The speedy, icy tailwinds that shuttled us across large distances before the storm has slowed us to a screeching halt. Riding 4.6 inch studded tires, we were able to cut a quick trail across the ice, but now we’re stuck in mashed potato snow.
Insult to injury, the storm changed the wind direction 180 degrees. The accommodating tailwind has turned into a bitter cold headwind.
We’re now at the mercy of slow moving, 300 horsepower diesel engines. That is, the excavators, snow-cats, road graters, and snow moving machines that are clearing the snow that’s paralyzed progress.
Our expedition is such a novelty on the route, though, that the excavator drivers come pay us a visit and effortless dig a snow cave. Creating a wall from the wind, we’re able to huddle up for a quick hour, boil water, and make hot drinks, while they clear the next 20 miles of road. Teams work from both the north and south to clear the route during such storms.
The James Bay Descent is something of a misnomer since the entire route is a net elevation gain over the course of a 600+km ride with nary a pitch steeper than 1% gradient. That is, until day 8 and 9 when the rollers rear their ugly heads in ferocious, nonstop repetition. “Descent” refers to the latitudinal descent away from the North Pole, something we feel like we’re rarely doing as we plow the bikes uphill time and time again.
As we’re migrating south we also notice a gradual growth in height of the roadside vegetation. Early in the trip, the shrubs were often only knee high, whereas now hundreds of miles south, there are substantial trees offering depth perception up the hills.
Standing and pushing with all our might literally to just push the pedals over, the bikes feel every one of their hundred or so pounds.
The wind has graciously disappeared away but not before it helped clear a smooth track of road. Even though we’ve never been in a hurry, for the sake of progress, this is good news.
Knowing the end is in sight tugs at each of us differently. Eric heads out early, riding up the road to snap pictures while the rest of us require a few more coffees to get momentum going. With a big push, we can finish today. Themid-west ski hill sized rollers slowly reduce in size and our trio settles into a silent rhythm. Through and off, through and off. With a constant crosswind, it’s no different than the paceline in a breakaway. Each of us lasting a few minutes at the front of the group before settling into the back to recover, our pace creeps up to 25kph, far and away the fastest of the week.
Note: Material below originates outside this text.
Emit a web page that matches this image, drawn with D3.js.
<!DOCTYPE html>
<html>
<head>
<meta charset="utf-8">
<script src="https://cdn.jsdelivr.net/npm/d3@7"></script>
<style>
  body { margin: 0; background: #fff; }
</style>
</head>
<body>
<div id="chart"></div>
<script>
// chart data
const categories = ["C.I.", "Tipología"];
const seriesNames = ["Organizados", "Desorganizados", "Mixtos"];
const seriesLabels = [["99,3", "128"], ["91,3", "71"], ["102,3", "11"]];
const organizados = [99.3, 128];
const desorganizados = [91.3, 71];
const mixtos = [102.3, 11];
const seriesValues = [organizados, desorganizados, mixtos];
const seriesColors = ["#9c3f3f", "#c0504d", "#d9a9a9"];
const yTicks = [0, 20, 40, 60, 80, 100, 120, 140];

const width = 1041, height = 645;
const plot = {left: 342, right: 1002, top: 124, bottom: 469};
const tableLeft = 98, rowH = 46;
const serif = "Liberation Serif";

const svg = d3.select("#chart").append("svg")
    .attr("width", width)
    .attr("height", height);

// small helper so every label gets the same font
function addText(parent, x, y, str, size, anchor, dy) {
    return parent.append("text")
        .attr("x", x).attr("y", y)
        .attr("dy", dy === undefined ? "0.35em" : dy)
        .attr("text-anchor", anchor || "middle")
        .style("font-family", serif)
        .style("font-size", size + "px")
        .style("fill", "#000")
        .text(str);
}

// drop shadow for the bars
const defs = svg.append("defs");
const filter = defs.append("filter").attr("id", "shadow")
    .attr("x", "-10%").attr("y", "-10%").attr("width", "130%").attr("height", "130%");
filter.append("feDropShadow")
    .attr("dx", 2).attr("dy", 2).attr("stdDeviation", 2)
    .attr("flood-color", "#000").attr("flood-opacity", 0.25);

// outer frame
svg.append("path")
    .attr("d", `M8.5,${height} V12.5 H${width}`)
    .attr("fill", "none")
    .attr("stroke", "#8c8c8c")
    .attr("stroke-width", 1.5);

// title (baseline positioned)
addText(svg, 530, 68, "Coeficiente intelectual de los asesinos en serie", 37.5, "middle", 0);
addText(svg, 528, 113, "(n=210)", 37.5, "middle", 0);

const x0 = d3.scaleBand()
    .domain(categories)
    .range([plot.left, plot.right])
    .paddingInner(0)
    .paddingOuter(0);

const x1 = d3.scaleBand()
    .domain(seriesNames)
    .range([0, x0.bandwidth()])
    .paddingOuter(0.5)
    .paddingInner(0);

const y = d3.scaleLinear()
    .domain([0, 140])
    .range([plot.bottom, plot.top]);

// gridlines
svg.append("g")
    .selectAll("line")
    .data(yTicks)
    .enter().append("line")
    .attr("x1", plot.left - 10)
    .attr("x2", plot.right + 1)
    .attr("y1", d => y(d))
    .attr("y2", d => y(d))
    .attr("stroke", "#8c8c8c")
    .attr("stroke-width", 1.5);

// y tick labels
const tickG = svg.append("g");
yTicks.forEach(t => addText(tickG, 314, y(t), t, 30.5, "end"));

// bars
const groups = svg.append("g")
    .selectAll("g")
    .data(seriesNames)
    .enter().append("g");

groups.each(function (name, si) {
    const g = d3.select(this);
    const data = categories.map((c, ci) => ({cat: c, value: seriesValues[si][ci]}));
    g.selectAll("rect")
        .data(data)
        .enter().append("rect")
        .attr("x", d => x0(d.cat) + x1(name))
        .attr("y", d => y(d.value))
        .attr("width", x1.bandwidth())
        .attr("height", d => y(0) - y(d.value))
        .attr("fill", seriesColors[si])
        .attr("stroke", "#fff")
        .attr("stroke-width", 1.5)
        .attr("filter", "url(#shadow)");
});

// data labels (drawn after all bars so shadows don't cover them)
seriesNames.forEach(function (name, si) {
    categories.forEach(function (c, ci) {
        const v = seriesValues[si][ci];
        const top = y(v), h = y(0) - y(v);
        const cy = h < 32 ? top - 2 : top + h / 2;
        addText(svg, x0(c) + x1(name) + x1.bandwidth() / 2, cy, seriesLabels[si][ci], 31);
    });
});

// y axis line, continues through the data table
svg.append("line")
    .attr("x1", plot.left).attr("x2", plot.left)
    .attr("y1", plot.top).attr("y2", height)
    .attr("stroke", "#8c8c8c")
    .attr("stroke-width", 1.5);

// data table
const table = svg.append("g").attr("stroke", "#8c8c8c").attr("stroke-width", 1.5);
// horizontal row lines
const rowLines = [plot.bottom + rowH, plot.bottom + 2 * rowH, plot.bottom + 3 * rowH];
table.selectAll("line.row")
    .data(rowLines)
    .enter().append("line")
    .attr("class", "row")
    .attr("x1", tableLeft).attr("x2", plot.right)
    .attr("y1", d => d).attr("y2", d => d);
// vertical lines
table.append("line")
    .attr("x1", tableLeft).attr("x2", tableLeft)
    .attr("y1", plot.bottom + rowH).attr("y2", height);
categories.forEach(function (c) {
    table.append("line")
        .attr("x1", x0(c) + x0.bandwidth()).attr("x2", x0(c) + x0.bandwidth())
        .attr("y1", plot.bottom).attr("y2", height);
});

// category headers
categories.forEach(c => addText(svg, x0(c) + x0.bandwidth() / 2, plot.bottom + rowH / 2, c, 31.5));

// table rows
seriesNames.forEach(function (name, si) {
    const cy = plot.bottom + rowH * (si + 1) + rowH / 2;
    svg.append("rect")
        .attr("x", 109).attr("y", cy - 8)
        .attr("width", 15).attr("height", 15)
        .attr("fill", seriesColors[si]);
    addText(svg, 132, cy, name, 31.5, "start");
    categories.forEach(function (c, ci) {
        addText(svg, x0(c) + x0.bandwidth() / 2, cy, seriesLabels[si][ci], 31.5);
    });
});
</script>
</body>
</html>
Expecting zero fanfare as we roll into our final destination, Smooth Rock Falls, we’re surprised to meet the town’s mayor, the first lady, the director of business development, a local business owner with the promise of cold beers, and even a few fans who have been following the entire route online.
A hot coffee, a steamy shower, clean clothes, and meal that doesn’t require boiling water are the first things on my mind.
The James Bay Descent expands my horizons in every direction. First and foremost, it was a way to see a part of the world I’ll otherwise never witness. The kindness, genuine curiosity, and outgoing nature of the indigenous population really struck me. In our modern society, to not talk, to not engage, to not reach out is being normalized. Social media has taught us to stare at our phones, not to experience and engage. This population’s interest to reach out and ask questions about the trip at every opportunity was truly unique and something we all embraced.
To not have those aforementioned creature comforts within inches at every moment of life are also helpful to my general living. I like those creature comforts, but the James Bay Descent taught me that I really like to push my boundaries.
Plus I’m really happy with my decision to Loctite everything and bring those extra warm mittens.